# [Given data]
◇ ◇ ◇ ◇ ◇ ◇ ◇

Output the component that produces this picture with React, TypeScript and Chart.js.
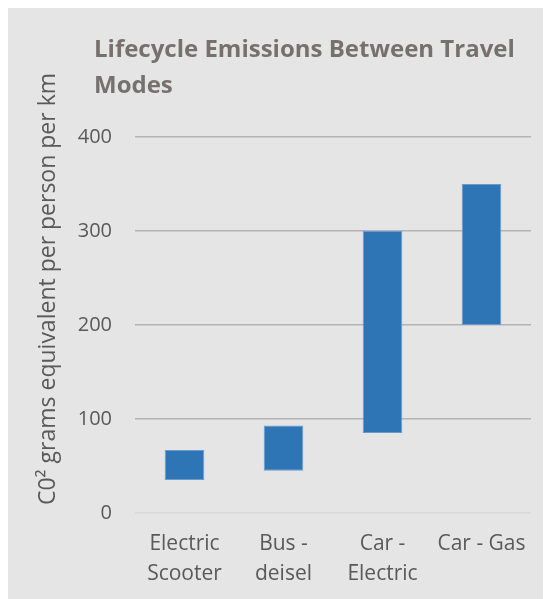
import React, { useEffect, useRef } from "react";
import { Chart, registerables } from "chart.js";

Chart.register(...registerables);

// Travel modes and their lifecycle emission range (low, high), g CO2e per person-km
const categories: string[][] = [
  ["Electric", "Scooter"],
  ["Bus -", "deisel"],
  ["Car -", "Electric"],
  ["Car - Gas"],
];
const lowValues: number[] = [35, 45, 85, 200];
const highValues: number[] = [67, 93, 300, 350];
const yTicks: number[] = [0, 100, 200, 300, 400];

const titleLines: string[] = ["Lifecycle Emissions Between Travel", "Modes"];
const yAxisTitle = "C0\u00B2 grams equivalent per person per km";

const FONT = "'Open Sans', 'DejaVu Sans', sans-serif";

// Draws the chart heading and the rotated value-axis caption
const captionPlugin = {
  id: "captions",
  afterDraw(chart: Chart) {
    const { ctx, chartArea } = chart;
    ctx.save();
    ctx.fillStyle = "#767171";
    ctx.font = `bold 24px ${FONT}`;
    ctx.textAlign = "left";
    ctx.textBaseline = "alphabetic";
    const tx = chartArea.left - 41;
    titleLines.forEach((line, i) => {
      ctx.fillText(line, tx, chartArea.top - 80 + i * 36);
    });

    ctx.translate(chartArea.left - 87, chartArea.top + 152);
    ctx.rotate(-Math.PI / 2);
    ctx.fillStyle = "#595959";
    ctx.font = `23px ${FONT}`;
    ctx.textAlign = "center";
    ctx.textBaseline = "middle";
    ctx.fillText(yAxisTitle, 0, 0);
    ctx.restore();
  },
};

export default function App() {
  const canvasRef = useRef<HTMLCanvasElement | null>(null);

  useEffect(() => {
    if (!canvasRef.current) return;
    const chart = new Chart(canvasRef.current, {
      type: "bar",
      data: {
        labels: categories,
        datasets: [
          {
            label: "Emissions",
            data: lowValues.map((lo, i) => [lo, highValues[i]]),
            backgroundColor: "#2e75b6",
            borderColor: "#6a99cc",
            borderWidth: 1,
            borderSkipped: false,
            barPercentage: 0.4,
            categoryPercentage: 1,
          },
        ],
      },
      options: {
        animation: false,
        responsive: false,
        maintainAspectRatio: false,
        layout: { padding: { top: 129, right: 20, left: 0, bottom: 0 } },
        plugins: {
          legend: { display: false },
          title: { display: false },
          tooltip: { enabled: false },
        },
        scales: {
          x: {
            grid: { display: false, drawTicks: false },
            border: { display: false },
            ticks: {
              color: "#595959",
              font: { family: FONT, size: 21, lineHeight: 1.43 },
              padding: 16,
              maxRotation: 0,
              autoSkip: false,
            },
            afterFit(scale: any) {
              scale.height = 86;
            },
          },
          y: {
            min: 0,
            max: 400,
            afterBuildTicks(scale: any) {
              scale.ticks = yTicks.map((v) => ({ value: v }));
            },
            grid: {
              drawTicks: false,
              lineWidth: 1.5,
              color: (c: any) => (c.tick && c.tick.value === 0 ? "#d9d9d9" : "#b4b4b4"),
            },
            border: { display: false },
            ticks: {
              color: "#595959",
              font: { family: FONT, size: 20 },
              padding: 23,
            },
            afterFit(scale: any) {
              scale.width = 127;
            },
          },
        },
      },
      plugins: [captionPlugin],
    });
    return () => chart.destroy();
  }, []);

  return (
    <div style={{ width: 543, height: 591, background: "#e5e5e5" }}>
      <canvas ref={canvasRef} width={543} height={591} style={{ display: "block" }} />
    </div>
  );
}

◇ ◇ ◇ ◇ ◇ ◇ ◇

# [What the exercise asks]
Transcribe the material exactly, keeping every word and none of the pictures.

# [Exercise response]
Output the component that produces this picture with React, TypeScript and Chart.js.
import React, { useEffect, useRef } from "react";
import { Chart, registerables } from "chart.js";

Chart.register(...registerables);

// Travel modes and their lifecycle emission range (low, high), g CO2e per person-km
const categories: string[][] = [
  ["Electric", "Scooter"],
  ["Bus -", "deisel"],
  ["Car -", "Electric"],
  ["Car - Gas"],
];
const lowValues: number[] = [35, 45, 85, 200];
const highValues: number[] = [67, 93, 300, 350];
const yTicks: number[] = [0, 100, 200, 300, 400];

const titleLines: string[] = ["Lifecycle Emissions Between Travel", "Modes"];
const yAxisTitle = "C0\u00B2 grams equivalent per person per km";

const FONT = "'Open Sans', 'DejaVu Sans', sans-serif";

// Draws the chart heading and the rotated value-axis caption
const captionPlugin = {
  id: "captions",
  afterDraw(chart: Chart) {
    const { ctx, chartArea } = chart;
    ctx.save();
    ctx.fillStyle = "#767171";
    ctx.font = `bold 24px ${FONT}`;
    ctx.textAlign = "left";
    ctx.textBaseline = "alphabetic";
    const tx = chartArea.left - 41;
    titleLines.forEach((line, i) => {
      ctx.fillText(line, tx, chartArea.top - 80 + i * 36);
    });

    ctx.translate(chartArea.left - 87, chartArea.top + 152);
    ctx.rotate(-Math.PI / 2);
    ctx.fillStyle = "#595959";
    ctx.font = `23px ${FONT}`;
    ctx.textAlign = "center";
    ctx.textBaseline = "middle";
    ctx.fillText(yAxisTitle, 0, 0);
    ctx.restore();
  },
};

export default function App() {
  const canvasRef = useRef<HTMLCanvasElement | null>(null);

  useEffect(() => {
    if (!canvasRef.current) return;
    const chart = new Chart(canvasRef.current, {
      type: "bar",
      data: {
        labels: categories,
        datasets: [
          {
            label: "Emissions",
            data: lowValues.map((lo, i) => [lo, highValues[i]]),
            backgroundColor: "#2e75b6",
            borderColor: "#6a99cc",
            borderWidth: 1,
            borderSkipped: false,
            barPercentage: 0.4,
            categoryPercentage: 1,
          },
        ],
      },
      options: {
        animation: false,
        responsive: false,
        maintainAspectRatio: false,
        layout: { padding: { top: 129, right: 20, left: 0, bottom: 0 } },
        plugins: {
          legend: { display: false },
          title: { display: false },
          tooltip: { enabled: false },
        },
        scales: {
          x: {
            grid: { display: false, drawTicks: false },
            border: { display: false },
            ticks: {
              color: "#595959",
              font: { family: FONT, size: 21, lineHeight: 1.43 },
              padding: 16,
              maxRotation: 0,
              autoSkip: false,
            },
            afterFit(scale: any) {
              scale.height = 86;
            },
          },
          y: {
            min: 0,
            max: 400,
            afterBuildTicks(scale: any) {
              scale.ticks = yTicks.map((v) => ({ value: v }));
            },
            grid: {
              drawTicks: false,
              lineWidth: 1.5,
              color: (c: any) => (c.tick && c.tick.value === 0 ? "#d9d9d9" : "#b4b4b4"),
            },
            border: { display: false },
            ticks: {
              color: "#595959",
              font: { family: FONT, size: 20 },
              padding: 23,
            },
            afterFit(scale: any) {
              scale.width = 127;
            },
          },
        },
      },
      plugins: [captionPlugin],
    });
    return () => chart.destroy();
  }, []);

  return (
    <div style={{ width: 543, height: 591, background: "#e5e5e5" }}>
      <canvas ref={canvasRef} width={543} height={591} style={{ display: "block" }} />
    </div>
  );
}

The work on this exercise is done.